Now, two years after the original VGDS was issued, there are fewer VGDSs being submitted. The FDA has noticed that generally once a company submits a VGDS the FDA doesn't really see a follow-up from those companies where they submit data. The FDA see less clinical VGDSs but they're seeing more pre-clinical VGDSs. So the FDA is wondering, 'Did we make our impact? Have we done what we've accomplished? Yes, we've opened doors and learned from each other.

'Now that there's a lull' — and I don't want to use the word lull, but let's say there's some breathing space here — 'let's [start] thinking about if we can apply this process to the other technologies.'

Is the interest in proteomics from researchers in academia and pharma today as the interest was in genomics two years ago when the VGDX program was being discussed?

TB: I think we're two years further on in understanding the limitations and applications of proteomics, but I do have to agree with Larry [Lesko] that there's benefit to be gained at both ends — at industry and at FDA.

There's definitely now than two years ago because these technologies have steadily advanced, and I think there is some exciting results being published especially in the field of metabolomics that is probably is spurring this mood to open up the VXDS to include proteomics and metabolomics.

Has FDA always thought it would be looking at proteomic biomarkers as an add-on to the VGDS when it was composing the VGDS, or has this increase in data driven that thinking exclusively?

RS: [The FDA has always said], 'Well, right now we'll look at genomics, but later on we'll look at those other technologies and develop guidances when appropriate.' So obviously I think we've seen seeds of information from Larry … that [the FDA] is serious about this and are now thinking that our next steps would be to encourage submissions under an umbrella of VXDS.

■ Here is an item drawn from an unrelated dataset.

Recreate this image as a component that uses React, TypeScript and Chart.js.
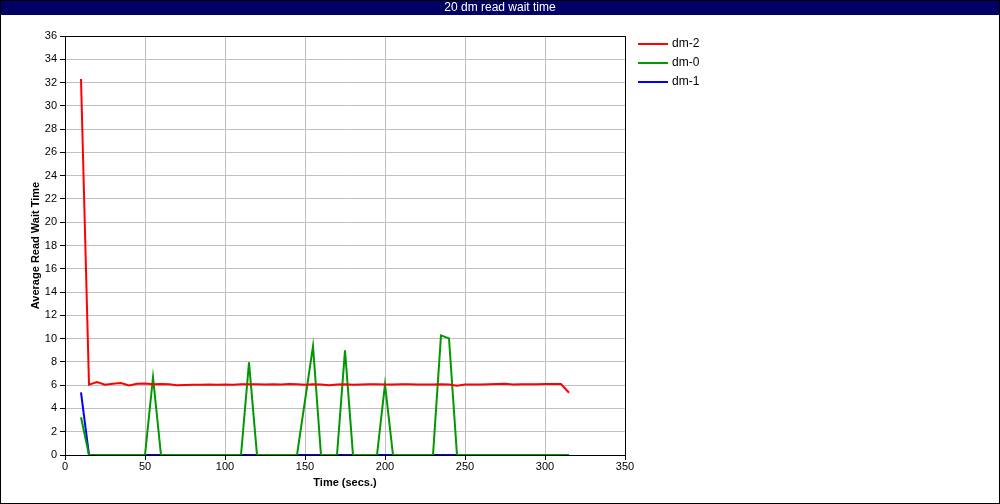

Do you foresee a guidance document in the near future?

RS: I don't know right now. But it would seem to me that there would be some kind of concept paper issued suggesting that we talk about this, and the next workshop can focus on this. But I'm sure we're a couple of years away from any specific guidance unique tom proteomics or metabolomics.

Considering your position at Wyeth and your relationship with the FDA, do you think Wyeth researchers will feel emboldened to start looking more closely at proteomic biomarkers?

RS: That all depends on our discovery laboratory. We from the [beginning] have been emphasizing gene expression and we're exploring the advantages of proteomics and metabolomics. So I really can't answer for them.

Do you think Lesko's comments will embolden tool vendors to pick up the pace of innovation in anticipation that pharma will see Lesko's remarks as a call to arms?

RS: I think it's a little bit too early, but that's where we want to be. … If I was a diagnostics company I certainly would be in tune to what the latest technologies are. …

TB: I think an accurate assessment right now is that proteomic and metabolomic technologies for biomarker discovery are more difficult than applying genomics right now. … At the other end, when we finally have discovered the biomarkers using whatever technologies there may be, I believe we will find that the development of co-diagnostics in the firm of metabolites or measurable proteins will actually be more facile than developing these perhaps more complex genomic assays.